[START]
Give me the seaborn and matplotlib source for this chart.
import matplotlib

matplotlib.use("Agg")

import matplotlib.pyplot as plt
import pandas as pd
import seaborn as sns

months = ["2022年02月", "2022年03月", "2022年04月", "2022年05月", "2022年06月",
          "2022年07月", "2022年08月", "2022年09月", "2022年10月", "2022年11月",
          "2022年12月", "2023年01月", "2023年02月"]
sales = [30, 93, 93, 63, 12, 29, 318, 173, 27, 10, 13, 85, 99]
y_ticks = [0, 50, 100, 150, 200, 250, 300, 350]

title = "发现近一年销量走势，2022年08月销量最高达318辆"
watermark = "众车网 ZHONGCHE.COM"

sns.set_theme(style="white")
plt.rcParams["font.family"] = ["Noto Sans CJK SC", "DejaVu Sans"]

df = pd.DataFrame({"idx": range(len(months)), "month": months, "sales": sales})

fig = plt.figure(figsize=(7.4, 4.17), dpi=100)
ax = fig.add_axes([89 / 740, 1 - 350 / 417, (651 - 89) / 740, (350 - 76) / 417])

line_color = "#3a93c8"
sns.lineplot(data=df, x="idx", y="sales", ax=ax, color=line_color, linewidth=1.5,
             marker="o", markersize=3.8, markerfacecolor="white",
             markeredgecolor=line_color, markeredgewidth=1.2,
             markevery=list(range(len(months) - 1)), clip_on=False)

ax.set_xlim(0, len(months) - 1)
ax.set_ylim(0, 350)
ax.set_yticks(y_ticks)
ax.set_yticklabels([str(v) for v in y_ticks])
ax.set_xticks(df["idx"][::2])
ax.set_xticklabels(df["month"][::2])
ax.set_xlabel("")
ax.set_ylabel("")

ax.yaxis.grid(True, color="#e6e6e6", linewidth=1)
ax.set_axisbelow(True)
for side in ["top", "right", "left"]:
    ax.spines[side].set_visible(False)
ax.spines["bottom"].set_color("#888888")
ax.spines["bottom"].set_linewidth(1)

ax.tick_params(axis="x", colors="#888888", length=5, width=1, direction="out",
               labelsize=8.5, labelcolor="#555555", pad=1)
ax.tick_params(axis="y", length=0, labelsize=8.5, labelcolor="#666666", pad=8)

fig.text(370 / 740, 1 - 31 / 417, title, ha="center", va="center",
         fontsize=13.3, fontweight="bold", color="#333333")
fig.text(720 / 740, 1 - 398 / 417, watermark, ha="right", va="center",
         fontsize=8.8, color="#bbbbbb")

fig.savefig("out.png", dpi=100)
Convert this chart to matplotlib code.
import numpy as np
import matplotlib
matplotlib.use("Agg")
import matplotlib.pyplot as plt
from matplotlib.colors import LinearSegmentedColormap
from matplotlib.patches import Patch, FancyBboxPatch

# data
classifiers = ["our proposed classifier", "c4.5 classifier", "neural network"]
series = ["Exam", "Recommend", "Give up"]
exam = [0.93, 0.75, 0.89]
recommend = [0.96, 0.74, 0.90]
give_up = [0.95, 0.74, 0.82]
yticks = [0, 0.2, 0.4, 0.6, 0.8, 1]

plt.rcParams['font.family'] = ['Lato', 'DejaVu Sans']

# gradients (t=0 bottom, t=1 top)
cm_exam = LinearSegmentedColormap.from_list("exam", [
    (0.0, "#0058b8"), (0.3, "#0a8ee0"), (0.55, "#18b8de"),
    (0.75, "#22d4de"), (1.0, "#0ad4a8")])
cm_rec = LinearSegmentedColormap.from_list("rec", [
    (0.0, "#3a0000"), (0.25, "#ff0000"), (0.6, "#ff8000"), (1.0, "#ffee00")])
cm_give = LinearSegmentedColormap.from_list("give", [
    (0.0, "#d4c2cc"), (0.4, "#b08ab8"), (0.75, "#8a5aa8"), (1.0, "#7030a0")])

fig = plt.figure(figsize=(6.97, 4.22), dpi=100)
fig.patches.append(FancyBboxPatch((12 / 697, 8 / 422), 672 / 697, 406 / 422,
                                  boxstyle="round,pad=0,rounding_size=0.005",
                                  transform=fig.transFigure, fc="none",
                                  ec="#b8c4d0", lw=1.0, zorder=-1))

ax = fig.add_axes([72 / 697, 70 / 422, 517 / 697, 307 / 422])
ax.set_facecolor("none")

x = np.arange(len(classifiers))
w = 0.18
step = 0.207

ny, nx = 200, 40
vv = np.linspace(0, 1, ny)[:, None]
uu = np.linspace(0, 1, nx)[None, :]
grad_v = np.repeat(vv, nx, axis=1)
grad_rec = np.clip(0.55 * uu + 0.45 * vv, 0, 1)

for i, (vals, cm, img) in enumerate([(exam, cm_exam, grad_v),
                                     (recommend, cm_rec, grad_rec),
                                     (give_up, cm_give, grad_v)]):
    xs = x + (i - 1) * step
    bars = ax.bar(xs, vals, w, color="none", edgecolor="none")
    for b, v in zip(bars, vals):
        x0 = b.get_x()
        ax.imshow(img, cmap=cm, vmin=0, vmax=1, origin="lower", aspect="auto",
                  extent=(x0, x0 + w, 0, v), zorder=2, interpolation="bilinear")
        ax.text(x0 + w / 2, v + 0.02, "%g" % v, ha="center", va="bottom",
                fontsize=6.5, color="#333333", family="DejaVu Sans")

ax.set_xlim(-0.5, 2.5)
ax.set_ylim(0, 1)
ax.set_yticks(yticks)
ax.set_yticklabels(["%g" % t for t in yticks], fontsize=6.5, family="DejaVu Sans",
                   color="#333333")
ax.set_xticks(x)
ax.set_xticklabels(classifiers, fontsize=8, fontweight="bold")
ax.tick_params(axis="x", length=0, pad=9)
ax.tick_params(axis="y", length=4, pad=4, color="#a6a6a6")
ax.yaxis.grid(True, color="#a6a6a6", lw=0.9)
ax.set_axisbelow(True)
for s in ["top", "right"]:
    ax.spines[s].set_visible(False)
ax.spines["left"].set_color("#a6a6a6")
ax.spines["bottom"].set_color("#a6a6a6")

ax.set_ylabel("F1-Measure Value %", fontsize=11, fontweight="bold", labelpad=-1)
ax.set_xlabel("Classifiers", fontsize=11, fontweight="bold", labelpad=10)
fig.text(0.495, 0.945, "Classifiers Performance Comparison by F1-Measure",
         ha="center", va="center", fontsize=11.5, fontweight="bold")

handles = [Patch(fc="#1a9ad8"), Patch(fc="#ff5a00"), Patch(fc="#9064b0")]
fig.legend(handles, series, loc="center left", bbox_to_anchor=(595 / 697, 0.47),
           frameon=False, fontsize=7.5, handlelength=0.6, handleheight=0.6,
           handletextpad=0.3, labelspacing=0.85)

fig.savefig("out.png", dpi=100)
[END]
* **Task description**
State how many lines of the listing include "chart", and nothing more.

* **The answer**
2